Faber is one of four returnees from the golden 2021 World Junior team, joining fellow blueliner Tyler Kleven and forwards Brett Berard and Landon Slaggert. Head coach Nate Leaman is also back. For Faber, the continuity with the 49-year-old bench boss from Providence College is, well, providential.

“He's an unbelievable coach and unbelievable person,” Faber said. “He was a huge reason why we won it [in 2021]. He's a special coach, and obviously he's here for a reason. So it's awesome playing for him. All the guys buy in. He’s one of a kind for sure, and he's a great leader.”

Now it’s time for everyone in a Stars and Stripes uniform to come together. Playing this tournament at an unusual time of year and gearing up to confront bona fide gold medal contenders such as Canada, Finland, and Sweden, the team is well aware of the challenges that lie ahead.

“We had a camp in Michigan, and that was really good for us to get everyone together, hanging out in the hotel, having meals, things like that,” Faber said. “Just trying to get as close as we can as quick as we can. Obviously, chemistry is a big part of winning this thing. So you’re trying to get to know everyone as quick as possible. We're just thankful to be out there again, thankful that this got rescheduled, and thankful for another chance.”
It’ll be intriguing to see if Faber also gets another chance to play in the Olympics down the road. He’ll be 23 when Milano Cortina 2026 gets underway and 27 in February 2030. The Americans always have a deep blue line and there are no guarantees.

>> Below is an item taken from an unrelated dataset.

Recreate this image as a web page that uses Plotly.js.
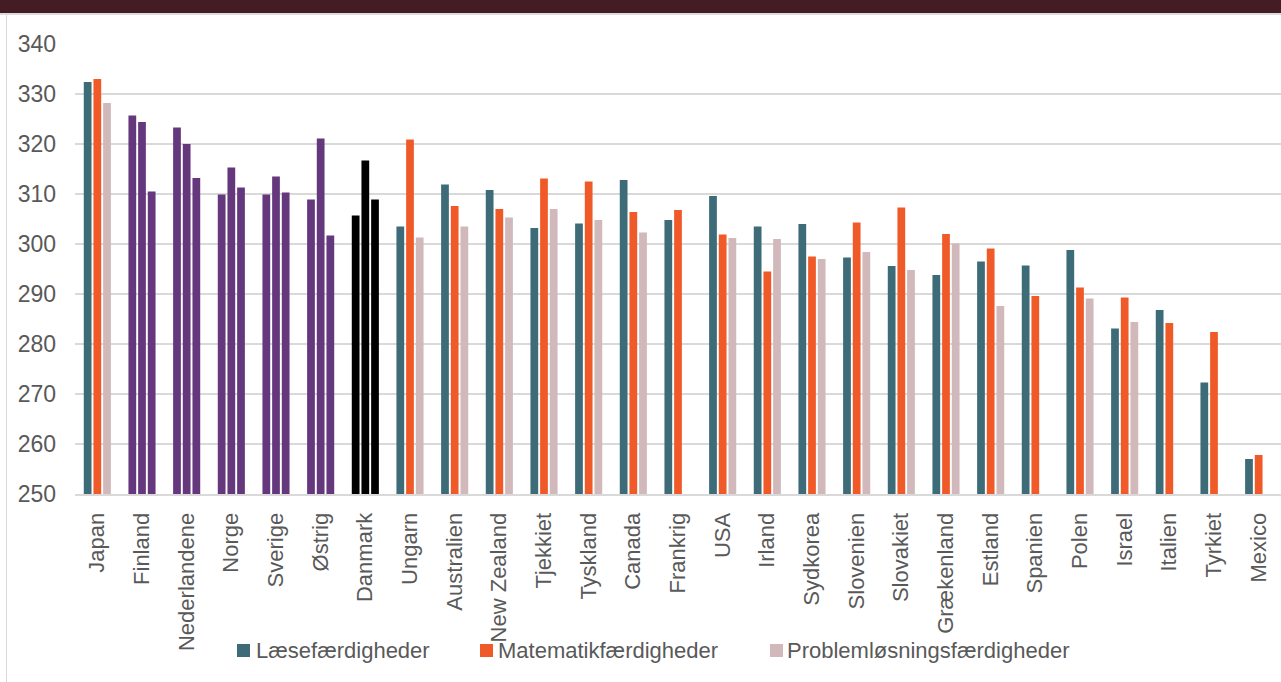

In the Beijing bubble, more than half the U.S. roster consisted of college players, with the NHL not participating. The U.S. finished fifth. Faber logged four games and one assist, which came in the opening 8-0 romp over host China. What did it all mean to him?

“It was a pretty special experience, not something that I take for granted at all. I never thought I'd be there at 19 years old. It was always a dream. I'm just thankful to have that experience. Playing with older guys really helped my game develop. It helped all the college guys develop their game, because now they've played at that next level. Playing with and against those [veteran] guys, it was definitely a big step to take. But it’s something I can try and carry on with that confidence throughout this tournament.”

And then, there’s his NHL aspirations.

For some players, it could be a tough feeling to get traded before even making their NHL debut. But for Faber, it’s likely a blessing.

Growing up in Minnesota, he cheered ardently for the Wild, but he was drafted in the second round (45th overall) by the Los Angeles Kings in 2020. Then, on 29 June, the Kings acquired Swiss sniper Kevin Fiala from the Wild in exchange for a 2022 first-round pick – and Faber. It was a wonderful homecoming surprise.

So who were his favourite Wild players as a kid? He’s talked about the stalwart style of veteran defenceman Jonas Brodin in the past, but there’s got to be more.
“That's tough,” Faber said with a laugh. “I’m sure you guys have seen the picture of me behind the glass and Kirill Kaprizov scoring! Ah, there’s too many. I had tons of Wild jerseys growing up, tons of shirts, going to the games all the time. So it’s hard to name one. But I'm just thankful to be part of that organization. You know, the Kings were obviously so great to me. Getting to know all of them and their staff and how much time they put into developing my game and getting to know me, I'm really thankful for that. And now I’m thankful to be part of my hometown team.”

The U.S. National Team Development Program is like a family, and Faber stays in touch with guys who have gotten closer to making the NHL after winning World Junior gold alongside him last year. Two in particular stand out.

“Playing with Jake Sanderson and Matty Beniers, it was obvious that those two are special hockey players and special people too,” Faber said. ”They were always leaders on teams with the NTDP and international tournaments. I’m trying to feed off the things that they've done in my life and copy their work ethic and things like that. I’m super thankful I've played with both those two, and I'd say I keep in touch with them both a good amount.”

If all goes according to plan, he’ll be regaling his old teammates with tales of the journey to another gold medal on 20 August at Rogers Place. And he’ll be grateful for what he’s experienced here – again – in the Alberta capital.